Внутри шарика, если хорошо присмотреться, вспыхивали и гасли, как зарницы, крохотные огоньки; возможно, это был обман зрения или что-то еще, но сколоты, а с ними и попутчик странника, словно очарованные, не отводили глаз от сияющего кусочка металла. Фигуры дозорных, до этого подтянутые, настороженные, как-то обмякли, кто-то из них всхлипнул и засмеялся неестественным смехом, резким и судорожным.
Второй странник, бледнея и тяжело дыша, страшным усилием воли попытался отвести взгляд от шарика, но в это время его товарищ заговорил речитативом; его голос то крепчал, словно порыв ветра в зимнюю стужу, то угасал до еле слышного шепота, проникая в душу украдкой, исподволь, надежно опутывая невидимыми нитями желания и остатки разумного восприятия окружающего мира; второй странник пошатнулся, лицо его стало бессмысленным, длинный нос уныло повис над толстыми губами: приоткрывшись, они обнажили крупные, пожелтевшие зубы…
Очнулся он от прикосновения руки – товарищ легонько подталкивал его к воротам. Дозорные не обращали на странников никакого внимания, словно их и не было вовсе; собравшись в кружок, они о чем-то беседовали, вяло жестикулируя и часто запинаясь на полуслове; впрочем, этого никто из них не замечал и разговор продолжался – увлеченный и в то же время бессмысленный.
– Голова… – пробормотал странник помоложе, шагая на негнущихся ногах за своим товарищем.
– Пройдет, – коротко бросил тот, не оборачиваясь.
– Да-а, – протянул длинноносый, ускоряя шаг. – Видел всякое, но такого не приходилось…
– Поспешим, – бесцеремонно оборвал его второй – видимо, разговор на эту тему был ему неприятен.

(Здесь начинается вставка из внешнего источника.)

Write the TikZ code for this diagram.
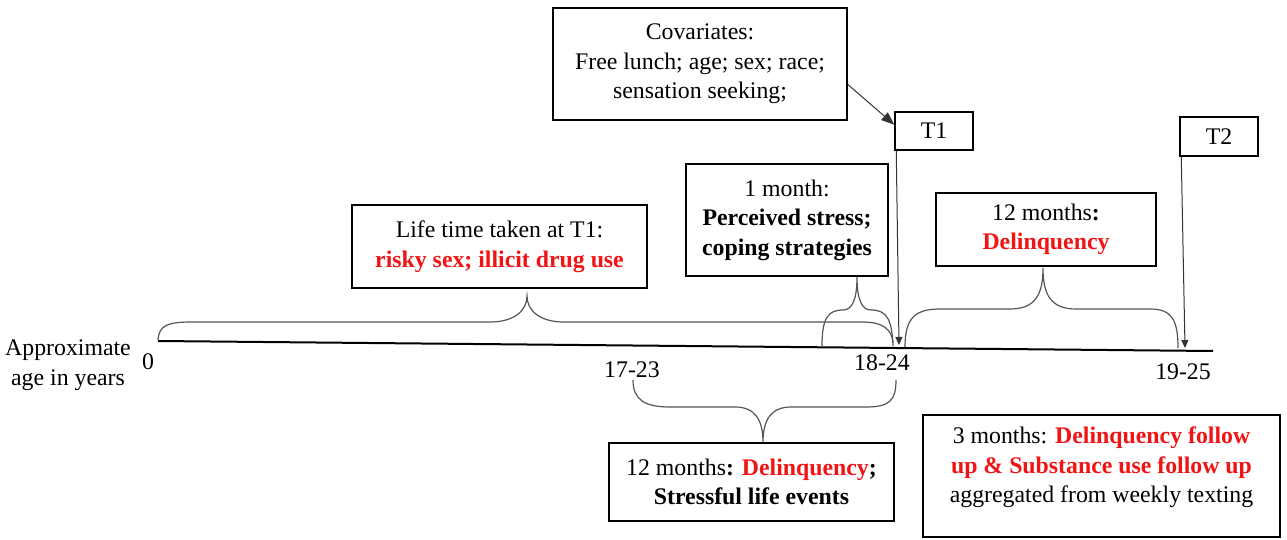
\documentclass[tikz,border=0pt]{standalone}
\usepackage{fontspec}
\setmainfont{Liberation Serif}
\usetikzlibrary{arrows.meta,calc}
\definecolor{hired}{RGB}{240,20,20}
\definecolor{linegray}{RGB}{85,85,85}
\begin{document}
\begin{tikzpicture}[x=1pt,y=-1pt,
  every node/.style={font=\fontsize{23.8}{29.5}\selectfont},
  box/.style={draw, line width=1.5pt, inner sep=0pt, align=center},
  brace/.style={draw=linegray, line width=1.2pt},
  lbl/.style={inner sep=0pt},
  conn/.style={draw=black!80, line width=1pt},
]
\useasboundingbox (0,0) rectangle (1287,540);

% boxes
\node[box, minimum width=294pt, minimum height=112pt] (cov) at (700,64) {Covariates:\\Free lunch; age; sex; race;\\sensation seeking;};
\node[box, minimum width=78pt, minimum height=38pt] (T1) at (934,131) {T1};
\node[box, minimum width=78pt, minimum height=39pt] (T2) at (1219,136.5) {T2};
\node[box, minimum width=295pt, minimum height=83pt] (life) at (499.5,246.5) {Life time taken at T1:\\\textcolor{hired}{\textbf{risky sex; illicit drug use}}};
\node[box, minimum width=202pt, minimum height=112pt] (month) at (787,220) {1 month:\\\textbf{Perceived stress;}\\\textbf{coping strategies}};
\node[box, minimum width=220pt, minimum height=73pt] (del) at (1046,229.5) {12 months\textbf{:}\\\textcolor{hired}{\textbf{Delinquency}}};
\node[box, minimum width=285pt, minimum height=78pt] (stress) at (751.5,482) {12 months\textbf{:} \textcolor{hired}{\textbf{Delinquency}}\textbf{;}\\\textbf{Stressful life events}};
\node[box, minimum width=357pt, minimum height=122pt] (follow) at (1101.5,476) {};
\node[lbl, align=center] (followtxt) at (1101.5,467.5) {3 months: \textcolor{hired}{\textbf{Delinquency follow}}\\\textcolor{hired}{\textbf{up \& Substance use follow up}}\\aggregated from weekly texting};

% timeline
\coordinate (tl0) at (158,341);
\coordinate (tl1) at (1213,351);
\draw[line width=2pt] (tl0) -- (tl1);

% labels
\node[lbl, align=center] (axis) at (68,365) {Approximate\\age in years};
\node[lbl] (zero) at (148,362) {0};
\node[lbl] (a1723) at (632,370) {17-23};
\node[lbl] (a1824) at (882,363) {18-24};
\node[lbl] (a1925) at (1183,372) {19-25};

% braces
\draw[brace] (158,340) .. controls (159,325) and (168,322) .. (192,322) -- (490,322)
  .. controls (515,322) and (527,310) .. (527,296)
  .. controls (527,310) and (539,322) .. (564,322) -- (862,322)
  .. controls (884,322) and (892,330) .. (893,343);
\draw[brace] (822,346) .. controls (822,318) and (828,310) .. (843,310)
  .. controls (852,310) and (857,300) .. (857,277)
  .. controls (857,300) and (862,310) .. (871,310)
  .. controls (886,310) and (892,318) .. (893,346);
\draw[brace] (905,347) .. controls (905,318) and (915,309) .. (940,309) -- (1010,309)
  .. controls (1035,309) and (1043,295) .. (1043,268)
  .. controls (1043,295) and (1051,309) .. (1076,309) -- (1150,309)
  .. controls (1172,309) and (1178,320) .. (1178,348);
\draw[brace] (633,380) .. controls (633,400) and (645,407) .. (670,407) -- (735,407)
  .. controls (755,407) and (763,420) .. (763,442)
  .. controls (763,420) and (771,407) .. (791,407) -- (866,407)
  .. controls (890,407) and (896,400) .. (896,380);

% connectors
\coordinate (covout) at ($(cov.north east)!0.68!(cov.south east)$);
\coordinate (t1in) at ($(T1.north west)!0.34!(T1.south west)$);
\draw[conn, -{Triangle[length=13pt,width=10pt]}] (covout) -- (t1in);
\coordinate (t1end) at (899,345);
\draw[conn, -{Triangle[length=8pt,width=7pt]}] ([xshift=2pt]T1.south west) -- (t1end);
\coordinate (t2end) at (1185,348);
\draw[conn, -{Triangle[length=8pt,width=7pt]}] ([xshift=2pt]T2.south west) -- (t2end);
\end{tikzpicture}
\end{document}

Так они миновали юрты, где располагались соплеменники Радамасевса, и углубились в хитросплетения переулков. Возле хижины толстого энарея странник с длинным носом остановился, что-то припоминая, внимательно посмотрел на ее стены, увешанные связками сохнущего липового мочала, а затем решительно толкнул ногой дверь и вошел внутрь; за ним последовал и второй.
Энарей при виде непрошенных гостей недоумевающе поднял нарисованные брови – он в этот миг, чавкая и пришлепывая губами, старательно уничтожал содержимое глубокой миски.
– Вы… вы кто такие? – спросил он, едва не подавившись.
– Бедные странники, – изменив голос, прогундосил длинноносый, с вожделением глядя на остатки еды в миске.
– Нашли время… – энарей решительно прикрыл миску куском холстины и поднялся. – Чего надобно?
– Больно ты неприветлив, – с издевкой ответил ему длинноносый крепким, сильным голосом, как-то не вязавшимся с его старческой, уродливой из-за лохмотьев фигурой.